TASK INSTRUCTIONS - Only the number is needed: how many lines contain the word "that"?

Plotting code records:
********************

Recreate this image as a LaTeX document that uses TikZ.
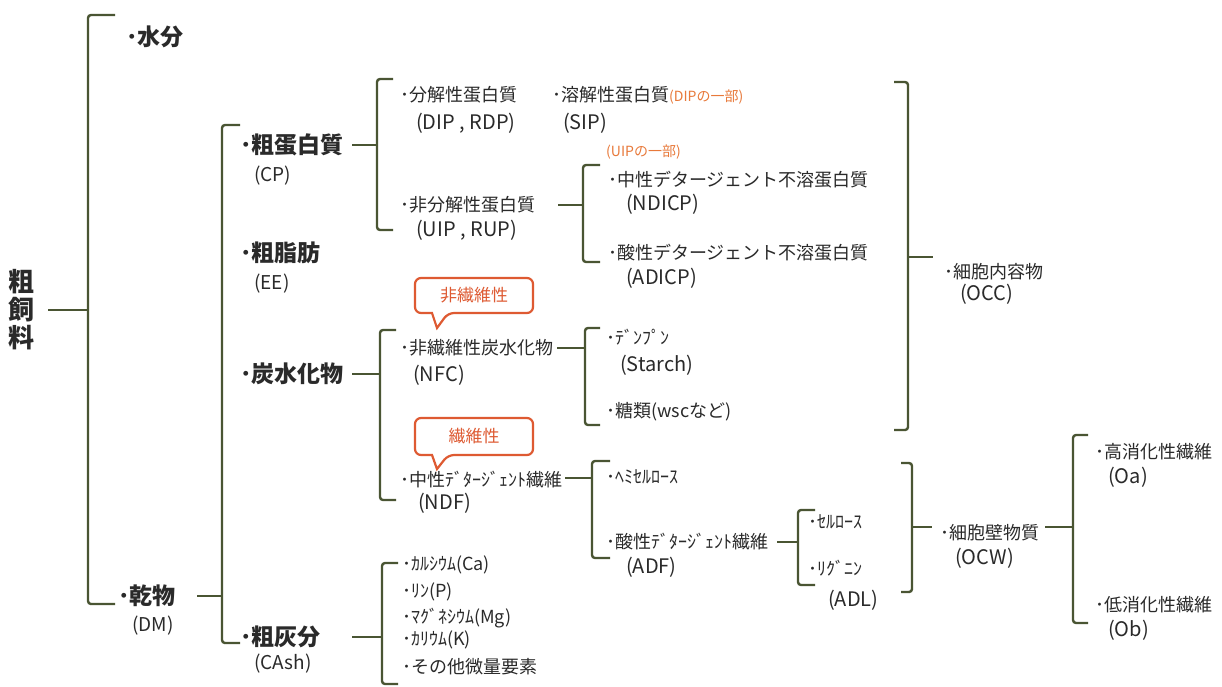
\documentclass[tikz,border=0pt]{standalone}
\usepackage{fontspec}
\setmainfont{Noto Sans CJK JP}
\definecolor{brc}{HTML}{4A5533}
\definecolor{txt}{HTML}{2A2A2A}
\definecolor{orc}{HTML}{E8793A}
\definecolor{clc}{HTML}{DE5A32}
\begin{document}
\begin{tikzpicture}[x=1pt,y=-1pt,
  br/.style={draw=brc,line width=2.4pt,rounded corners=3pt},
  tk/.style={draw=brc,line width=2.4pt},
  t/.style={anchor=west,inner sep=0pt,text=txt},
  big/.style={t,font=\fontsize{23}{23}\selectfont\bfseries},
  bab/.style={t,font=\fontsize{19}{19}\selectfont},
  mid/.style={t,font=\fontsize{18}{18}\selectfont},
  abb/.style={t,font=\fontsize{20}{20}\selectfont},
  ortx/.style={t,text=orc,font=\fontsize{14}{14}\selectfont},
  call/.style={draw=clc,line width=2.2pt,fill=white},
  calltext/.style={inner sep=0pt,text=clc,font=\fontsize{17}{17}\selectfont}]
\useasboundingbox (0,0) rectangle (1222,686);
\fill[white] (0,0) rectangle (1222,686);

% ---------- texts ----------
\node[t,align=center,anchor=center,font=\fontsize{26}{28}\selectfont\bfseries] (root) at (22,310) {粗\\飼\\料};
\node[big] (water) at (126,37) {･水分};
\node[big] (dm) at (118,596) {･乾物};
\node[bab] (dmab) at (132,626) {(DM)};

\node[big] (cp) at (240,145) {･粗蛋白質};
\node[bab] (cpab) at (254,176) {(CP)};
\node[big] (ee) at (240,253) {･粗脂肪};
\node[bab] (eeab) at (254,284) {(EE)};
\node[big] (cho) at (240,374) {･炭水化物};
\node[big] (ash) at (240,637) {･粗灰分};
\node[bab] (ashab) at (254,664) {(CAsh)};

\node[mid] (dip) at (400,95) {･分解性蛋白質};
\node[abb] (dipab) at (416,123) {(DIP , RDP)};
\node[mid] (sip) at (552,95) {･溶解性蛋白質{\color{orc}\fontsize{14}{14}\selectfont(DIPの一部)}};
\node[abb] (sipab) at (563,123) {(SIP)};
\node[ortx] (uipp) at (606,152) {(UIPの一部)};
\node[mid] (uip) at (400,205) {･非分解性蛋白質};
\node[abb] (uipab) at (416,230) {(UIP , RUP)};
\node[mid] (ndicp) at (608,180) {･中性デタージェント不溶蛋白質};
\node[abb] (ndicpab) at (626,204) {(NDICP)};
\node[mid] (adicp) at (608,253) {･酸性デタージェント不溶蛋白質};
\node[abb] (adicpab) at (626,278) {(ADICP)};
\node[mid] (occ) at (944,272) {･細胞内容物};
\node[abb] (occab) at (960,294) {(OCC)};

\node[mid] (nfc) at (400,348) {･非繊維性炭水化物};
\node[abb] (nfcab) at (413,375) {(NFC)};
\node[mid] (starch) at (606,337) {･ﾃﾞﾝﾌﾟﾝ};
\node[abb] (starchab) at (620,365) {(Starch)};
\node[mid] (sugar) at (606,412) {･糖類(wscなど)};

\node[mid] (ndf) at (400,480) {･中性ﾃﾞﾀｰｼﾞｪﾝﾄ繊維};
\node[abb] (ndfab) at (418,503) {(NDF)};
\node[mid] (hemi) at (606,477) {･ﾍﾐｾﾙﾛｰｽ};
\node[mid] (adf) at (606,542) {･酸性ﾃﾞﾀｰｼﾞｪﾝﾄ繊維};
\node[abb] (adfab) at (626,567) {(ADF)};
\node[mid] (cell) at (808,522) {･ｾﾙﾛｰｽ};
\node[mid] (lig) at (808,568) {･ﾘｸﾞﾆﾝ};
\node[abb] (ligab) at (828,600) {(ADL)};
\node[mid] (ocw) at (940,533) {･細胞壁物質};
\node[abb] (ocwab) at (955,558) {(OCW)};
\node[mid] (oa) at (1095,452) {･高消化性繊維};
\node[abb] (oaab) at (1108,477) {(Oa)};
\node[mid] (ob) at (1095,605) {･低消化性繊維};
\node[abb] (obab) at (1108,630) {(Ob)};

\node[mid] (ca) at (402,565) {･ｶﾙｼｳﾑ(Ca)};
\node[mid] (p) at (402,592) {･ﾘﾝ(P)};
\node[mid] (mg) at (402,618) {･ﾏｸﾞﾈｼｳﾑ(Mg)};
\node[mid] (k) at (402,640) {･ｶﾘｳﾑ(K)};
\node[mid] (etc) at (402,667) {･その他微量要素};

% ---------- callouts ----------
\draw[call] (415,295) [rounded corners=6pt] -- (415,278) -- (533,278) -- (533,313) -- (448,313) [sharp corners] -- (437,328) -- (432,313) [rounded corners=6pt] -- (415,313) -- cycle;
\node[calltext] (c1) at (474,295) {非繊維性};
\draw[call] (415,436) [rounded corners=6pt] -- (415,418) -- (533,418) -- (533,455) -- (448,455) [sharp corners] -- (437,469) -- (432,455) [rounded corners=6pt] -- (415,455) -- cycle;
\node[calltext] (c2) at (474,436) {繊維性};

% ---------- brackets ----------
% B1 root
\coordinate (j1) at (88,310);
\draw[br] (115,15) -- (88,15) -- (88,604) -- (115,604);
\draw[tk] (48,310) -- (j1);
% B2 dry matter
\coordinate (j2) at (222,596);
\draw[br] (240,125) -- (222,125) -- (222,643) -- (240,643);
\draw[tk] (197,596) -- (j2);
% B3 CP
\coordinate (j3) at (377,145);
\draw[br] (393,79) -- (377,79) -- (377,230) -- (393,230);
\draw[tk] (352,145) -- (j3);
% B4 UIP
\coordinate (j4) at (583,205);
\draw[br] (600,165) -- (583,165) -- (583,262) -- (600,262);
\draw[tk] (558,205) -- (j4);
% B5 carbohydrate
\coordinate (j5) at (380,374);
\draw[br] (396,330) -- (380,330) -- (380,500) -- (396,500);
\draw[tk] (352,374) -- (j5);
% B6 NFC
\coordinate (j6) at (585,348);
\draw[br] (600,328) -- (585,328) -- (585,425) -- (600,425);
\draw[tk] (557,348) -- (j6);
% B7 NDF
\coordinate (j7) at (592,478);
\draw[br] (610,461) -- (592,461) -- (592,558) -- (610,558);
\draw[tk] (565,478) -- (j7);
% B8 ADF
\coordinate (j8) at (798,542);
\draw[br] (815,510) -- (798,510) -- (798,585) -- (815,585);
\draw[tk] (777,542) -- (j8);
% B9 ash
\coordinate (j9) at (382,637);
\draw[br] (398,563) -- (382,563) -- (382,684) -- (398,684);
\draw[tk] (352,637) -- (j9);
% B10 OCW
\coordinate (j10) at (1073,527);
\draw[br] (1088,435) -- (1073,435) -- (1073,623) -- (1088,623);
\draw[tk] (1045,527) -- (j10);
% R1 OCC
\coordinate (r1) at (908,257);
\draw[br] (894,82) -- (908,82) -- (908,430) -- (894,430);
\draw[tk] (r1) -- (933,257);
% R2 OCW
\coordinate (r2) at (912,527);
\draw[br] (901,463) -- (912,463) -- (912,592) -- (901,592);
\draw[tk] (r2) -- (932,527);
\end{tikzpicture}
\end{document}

********************

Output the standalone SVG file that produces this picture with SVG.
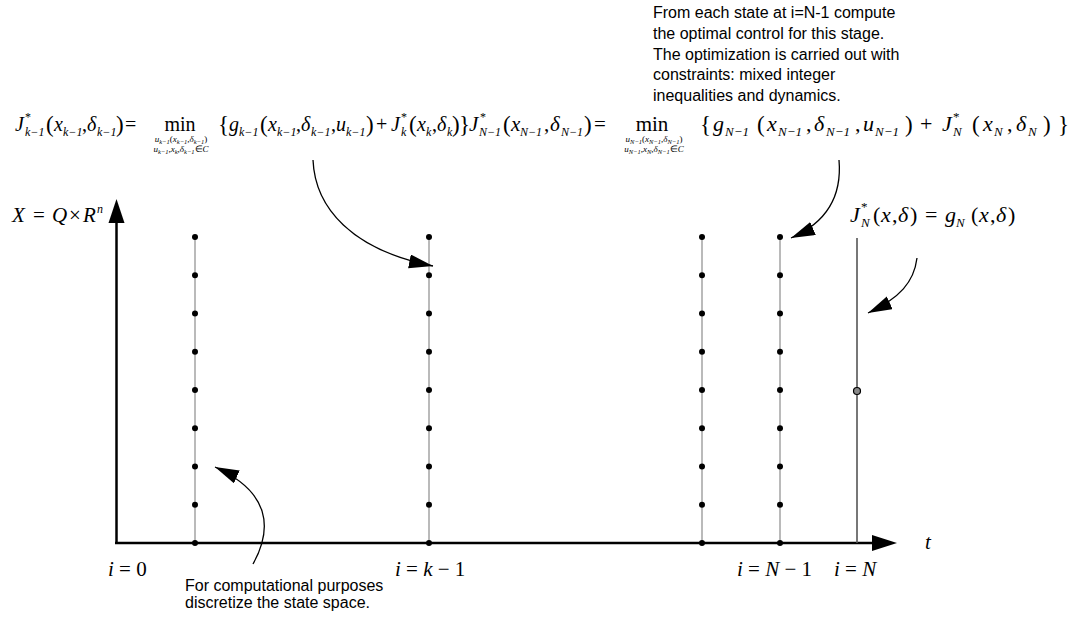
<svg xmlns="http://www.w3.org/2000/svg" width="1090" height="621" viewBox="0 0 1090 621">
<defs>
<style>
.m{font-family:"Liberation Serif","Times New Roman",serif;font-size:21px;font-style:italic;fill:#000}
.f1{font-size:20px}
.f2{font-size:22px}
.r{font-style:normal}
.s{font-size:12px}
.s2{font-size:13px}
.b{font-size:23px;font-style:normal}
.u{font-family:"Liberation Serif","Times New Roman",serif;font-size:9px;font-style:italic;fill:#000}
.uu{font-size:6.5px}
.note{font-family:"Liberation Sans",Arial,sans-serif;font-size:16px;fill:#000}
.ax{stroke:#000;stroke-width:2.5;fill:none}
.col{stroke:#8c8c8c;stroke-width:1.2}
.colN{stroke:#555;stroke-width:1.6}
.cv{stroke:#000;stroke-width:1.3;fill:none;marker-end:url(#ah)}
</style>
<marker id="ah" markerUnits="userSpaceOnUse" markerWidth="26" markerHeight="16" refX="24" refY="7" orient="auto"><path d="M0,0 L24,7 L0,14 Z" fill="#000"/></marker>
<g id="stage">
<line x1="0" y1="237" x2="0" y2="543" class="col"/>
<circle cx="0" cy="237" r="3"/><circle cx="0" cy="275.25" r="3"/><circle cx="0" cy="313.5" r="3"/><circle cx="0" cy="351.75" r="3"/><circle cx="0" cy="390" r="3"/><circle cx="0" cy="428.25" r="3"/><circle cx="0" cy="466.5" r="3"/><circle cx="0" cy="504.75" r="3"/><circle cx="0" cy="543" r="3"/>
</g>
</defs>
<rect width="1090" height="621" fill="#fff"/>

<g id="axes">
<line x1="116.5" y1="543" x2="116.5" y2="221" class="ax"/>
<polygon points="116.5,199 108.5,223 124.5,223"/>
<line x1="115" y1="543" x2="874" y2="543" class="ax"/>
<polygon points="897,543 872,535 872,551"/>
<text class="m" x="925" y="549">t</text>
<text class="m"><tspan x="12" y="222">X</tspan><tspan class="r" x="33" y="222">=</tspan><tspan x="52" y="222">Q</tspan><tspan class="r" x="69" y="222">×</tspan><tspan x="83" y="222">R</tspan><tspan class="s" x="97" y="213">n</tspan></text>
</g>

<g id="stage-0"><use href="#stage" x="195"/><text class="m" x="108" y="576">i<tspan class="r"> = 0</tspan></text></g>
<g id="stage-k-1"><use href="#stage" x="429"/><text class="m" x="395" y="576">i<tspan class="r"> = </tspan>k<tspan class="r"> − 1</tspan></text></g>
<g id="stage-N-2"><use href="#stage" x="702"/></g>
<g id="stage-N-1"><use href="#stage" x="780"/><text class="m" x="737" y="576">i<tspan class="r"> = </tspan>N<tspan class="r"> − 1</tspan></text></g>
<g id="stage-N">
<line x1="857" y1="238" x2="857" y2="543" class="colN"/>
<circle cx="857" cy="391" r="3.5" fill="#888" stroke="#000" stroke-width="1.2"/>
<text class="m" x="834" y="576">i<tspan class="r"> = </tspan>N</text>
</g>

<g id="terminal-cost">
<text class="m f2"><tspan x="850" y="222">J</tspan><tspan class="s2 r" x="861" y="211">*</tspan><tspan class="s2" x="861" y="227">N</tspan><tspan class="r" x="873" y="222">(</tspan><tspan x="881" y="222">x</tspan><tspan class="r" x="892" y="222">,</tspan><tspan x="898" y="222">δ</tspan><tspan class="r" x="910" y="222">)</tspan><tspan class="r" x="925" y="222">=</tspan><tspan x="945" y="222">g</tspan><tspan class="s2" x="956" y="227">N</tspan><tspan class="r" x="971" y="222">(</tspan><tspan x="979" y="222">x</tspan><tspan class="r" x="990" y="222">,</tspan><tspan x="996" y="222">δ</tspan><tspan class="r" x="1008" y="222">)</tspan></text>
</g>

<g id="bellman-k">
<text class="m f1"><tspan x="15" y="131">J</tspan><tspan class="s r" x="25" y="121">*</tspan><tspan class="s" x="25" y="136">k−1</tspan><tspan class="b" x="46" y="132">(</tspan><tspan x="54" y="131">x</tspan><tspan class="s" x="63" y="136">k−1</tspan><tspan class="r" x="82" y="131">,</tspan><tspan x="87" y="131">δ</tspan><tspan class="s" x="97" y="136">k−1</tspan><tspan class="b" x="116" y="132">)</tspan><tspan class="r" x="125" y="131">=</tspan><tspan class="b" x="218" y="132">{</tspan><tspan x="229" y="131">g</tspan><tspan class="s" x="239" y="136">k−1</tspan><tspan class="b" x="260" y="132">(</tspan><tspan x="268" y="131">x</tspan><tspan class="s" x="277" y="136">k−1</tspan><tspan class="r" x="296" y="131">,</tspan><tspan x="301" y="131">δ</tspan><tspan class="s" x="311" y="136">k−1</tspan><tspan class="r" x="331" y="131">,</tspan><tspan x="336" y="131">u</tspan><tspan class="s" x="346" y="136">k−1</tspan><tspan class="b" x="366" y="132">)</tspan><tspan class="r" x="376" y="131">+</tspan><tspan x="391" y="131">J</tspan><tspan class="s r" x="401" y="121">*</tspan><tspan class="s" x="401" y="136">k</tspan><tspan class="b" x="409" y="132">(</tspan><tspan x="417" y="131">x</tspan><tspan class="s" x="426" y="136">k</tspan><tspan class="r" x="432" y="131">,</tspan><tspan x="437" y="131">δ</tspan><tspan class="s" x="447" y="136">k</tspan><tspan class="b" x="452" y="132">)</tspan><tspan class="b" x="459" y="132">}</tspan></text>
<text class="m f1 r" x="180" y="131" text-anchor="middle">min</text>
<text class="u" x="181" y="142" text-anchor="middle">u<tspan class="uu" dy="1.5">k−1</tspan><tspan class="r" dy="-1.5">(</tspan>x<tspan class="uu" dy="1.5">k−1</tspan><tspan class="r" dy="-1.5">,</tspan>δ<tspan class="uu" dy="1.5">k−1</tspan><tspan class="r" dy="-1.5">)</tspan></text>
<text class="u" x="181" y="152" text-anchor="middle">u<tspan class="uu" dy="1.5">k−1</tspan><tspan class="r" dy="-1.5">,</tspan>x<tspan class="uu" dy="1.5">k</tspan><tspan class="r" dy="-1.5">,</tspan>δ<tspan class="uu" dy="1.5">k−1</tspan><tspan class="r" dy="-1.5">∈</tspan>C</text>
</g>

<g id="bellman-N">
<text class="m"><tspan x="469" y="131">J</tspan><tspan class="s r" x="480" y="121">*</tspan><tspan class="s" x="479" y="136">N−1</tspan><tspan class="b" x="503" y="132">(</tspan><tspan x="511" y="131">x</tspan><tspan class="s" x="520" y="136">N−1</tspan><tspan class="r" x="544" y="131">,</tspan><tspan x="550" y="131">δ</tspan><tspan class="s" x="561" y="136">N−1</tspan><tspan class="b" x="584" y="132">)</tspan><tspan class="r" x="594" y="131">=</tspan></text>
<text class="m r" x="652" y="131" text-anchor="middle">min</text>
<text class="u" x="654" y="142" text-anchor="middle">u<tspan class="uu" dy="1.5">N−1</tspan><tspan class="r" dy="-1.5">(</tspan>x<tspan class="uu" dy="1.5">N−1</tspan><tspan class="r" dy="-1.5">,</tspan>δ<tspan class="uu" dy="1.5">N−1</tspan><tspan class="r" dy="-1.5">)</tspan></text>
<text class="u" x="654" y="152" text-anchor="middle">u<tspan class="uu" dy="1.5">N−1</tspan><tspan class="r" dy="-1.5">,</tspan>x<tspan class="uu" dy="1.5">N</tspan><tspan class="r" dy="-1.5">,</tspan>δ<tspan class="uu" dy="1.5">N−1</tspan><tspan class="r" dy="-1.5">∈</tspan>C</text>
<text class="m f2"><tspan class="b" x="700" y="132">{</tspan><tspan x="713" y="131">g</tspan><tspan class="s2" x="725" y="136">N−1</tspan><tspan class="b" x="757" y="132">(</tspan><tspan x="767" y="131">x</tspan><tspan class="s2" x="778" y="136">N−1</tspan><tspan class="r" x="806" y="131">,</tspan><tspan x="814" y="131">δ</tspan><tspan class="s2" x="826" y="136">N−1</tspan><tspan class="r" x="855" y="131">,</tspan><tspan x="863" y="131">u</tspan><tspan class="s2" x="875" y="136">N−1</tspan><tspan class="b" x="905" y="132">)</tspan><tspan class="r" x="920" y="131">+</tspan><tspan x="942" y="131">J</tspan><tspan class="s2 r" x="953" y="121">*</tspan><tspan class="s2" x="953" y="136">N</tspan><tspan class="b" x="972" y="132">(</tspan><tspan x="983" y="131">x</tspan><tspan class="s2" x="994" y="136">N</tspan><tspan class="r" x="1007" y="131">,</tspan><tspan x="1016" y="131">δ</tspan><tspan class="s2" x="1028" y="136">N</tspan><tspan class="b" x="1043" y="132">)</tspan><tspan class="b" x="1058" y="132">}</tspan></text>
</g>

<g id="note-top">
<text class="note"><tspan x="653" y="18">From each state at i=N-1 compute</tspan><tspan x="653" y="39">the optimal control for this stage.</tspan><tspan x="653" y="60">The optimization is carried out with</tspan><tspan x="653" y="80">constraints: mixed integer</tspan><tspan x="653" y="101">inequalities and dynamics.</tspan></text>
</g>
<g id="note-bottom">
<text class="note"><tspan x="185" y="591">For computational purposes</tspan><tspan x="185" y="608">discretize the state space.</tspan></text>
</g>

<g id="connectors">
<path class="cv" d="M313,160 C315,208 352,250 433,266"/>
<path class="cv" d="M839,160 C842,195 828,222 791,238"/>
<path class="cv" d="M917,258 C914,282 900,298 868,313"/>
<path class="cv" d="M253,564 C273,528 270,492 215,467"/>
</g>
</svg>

********************

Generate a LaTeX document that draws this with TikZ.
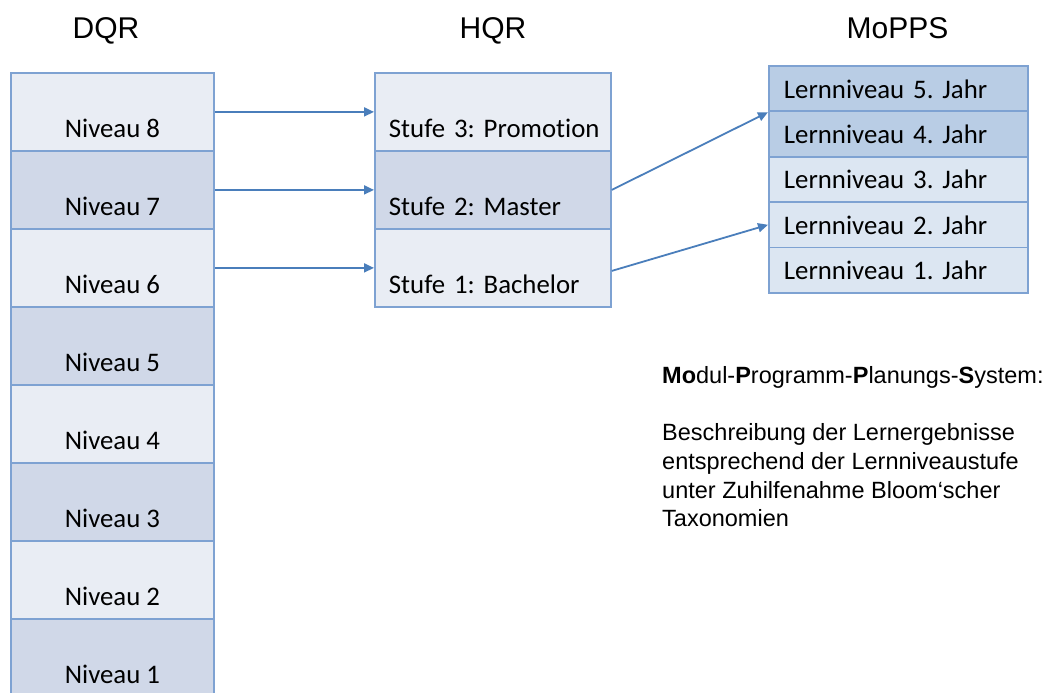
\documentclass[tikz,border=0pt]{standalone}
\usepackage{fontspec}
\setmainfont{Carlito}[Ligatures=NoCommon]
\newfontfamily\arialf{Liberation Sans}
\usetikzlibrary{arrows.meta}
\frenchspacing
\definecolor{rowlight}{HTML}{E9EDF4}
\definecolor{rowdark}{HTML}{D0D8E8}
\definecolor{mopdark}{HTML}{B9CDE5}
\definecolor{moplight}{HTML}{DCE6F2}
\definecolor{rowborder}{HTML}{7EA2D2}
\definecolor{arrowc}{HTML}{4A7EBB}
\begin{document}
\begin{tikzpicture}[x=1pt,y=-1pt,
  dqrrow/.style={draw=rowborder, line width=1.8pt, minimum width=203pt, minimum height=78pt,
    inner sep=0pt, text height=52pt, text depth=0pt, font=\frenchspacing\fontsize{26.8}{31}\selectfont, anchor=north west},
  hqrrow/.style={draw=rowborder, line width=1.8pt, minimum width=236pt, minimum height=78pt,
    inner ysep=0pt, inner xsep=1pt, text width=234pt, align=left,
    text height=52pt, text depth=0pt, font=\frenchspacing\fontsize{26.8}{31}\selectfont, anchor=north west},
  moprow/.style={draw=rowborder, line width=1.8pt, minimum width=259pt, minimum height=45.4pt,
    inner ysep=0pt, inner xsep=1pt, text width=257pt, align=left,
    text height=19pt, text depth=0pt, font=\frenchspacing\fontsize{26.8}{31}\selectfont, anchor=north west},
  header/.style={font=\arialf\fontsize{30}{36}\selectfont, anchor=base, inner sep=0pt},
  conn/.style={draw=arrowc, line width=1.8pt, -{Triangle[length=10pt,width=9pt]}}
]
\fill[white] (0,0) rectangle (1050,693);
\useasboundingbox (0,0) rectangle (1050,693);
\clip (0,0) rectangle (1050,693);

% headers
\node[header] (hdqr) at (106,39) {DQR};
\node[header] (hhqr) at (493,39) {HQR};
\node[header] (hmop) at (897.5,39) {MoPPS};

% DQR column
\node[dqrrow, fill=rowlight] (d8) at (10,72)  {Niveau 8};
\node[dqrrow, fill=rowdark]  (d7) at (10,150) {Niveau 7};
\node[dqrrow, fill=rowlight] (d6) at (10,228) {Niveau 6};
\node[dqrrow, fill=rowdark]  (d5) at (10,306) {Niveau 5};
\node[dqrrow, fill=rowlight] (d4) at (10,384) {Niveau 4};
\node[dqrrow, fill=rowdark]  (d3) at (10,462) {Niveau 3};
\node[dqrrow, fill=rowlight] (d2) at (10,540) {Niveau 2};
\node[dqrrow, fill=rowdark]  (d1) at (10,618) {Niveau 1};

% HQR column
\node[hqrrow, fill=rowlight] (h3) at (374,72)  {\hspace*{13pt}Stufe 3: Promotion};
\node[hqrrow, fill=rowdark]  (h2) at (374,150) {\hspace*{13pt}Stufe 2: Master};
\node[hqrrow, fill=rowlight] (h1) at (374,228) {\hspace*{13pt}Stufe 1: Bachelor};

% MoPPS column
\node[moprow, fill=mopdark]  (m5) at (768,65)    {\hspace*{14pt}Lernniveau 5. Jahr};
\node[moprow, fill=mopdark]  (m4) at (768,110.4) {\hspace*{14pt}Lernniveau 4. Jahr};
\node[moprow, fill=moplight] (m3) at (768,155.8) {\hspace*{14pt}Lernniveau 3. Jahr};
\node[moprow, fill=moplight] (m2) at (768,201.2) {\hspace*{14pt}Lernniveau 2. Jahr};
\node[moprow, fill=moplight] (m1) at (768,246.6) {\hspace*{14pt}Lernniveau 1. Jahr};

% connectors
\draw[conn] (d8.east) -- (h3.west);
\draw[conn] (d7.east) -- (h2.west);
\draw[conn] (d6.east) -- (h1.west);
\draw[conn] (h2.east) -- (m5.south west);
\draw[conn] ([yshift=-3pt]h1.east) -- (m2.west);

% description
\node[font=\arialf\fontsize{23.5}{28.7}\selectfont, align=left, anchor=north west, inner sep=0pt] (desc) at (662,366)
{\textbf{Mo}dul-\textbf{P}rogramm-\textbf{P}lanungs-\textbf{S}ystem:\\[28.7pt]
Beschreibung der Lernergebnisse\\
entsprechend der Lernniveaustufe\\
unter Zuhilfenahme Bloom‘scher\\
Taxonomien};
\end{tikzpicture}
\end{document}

********************

IN RESPONSE - 3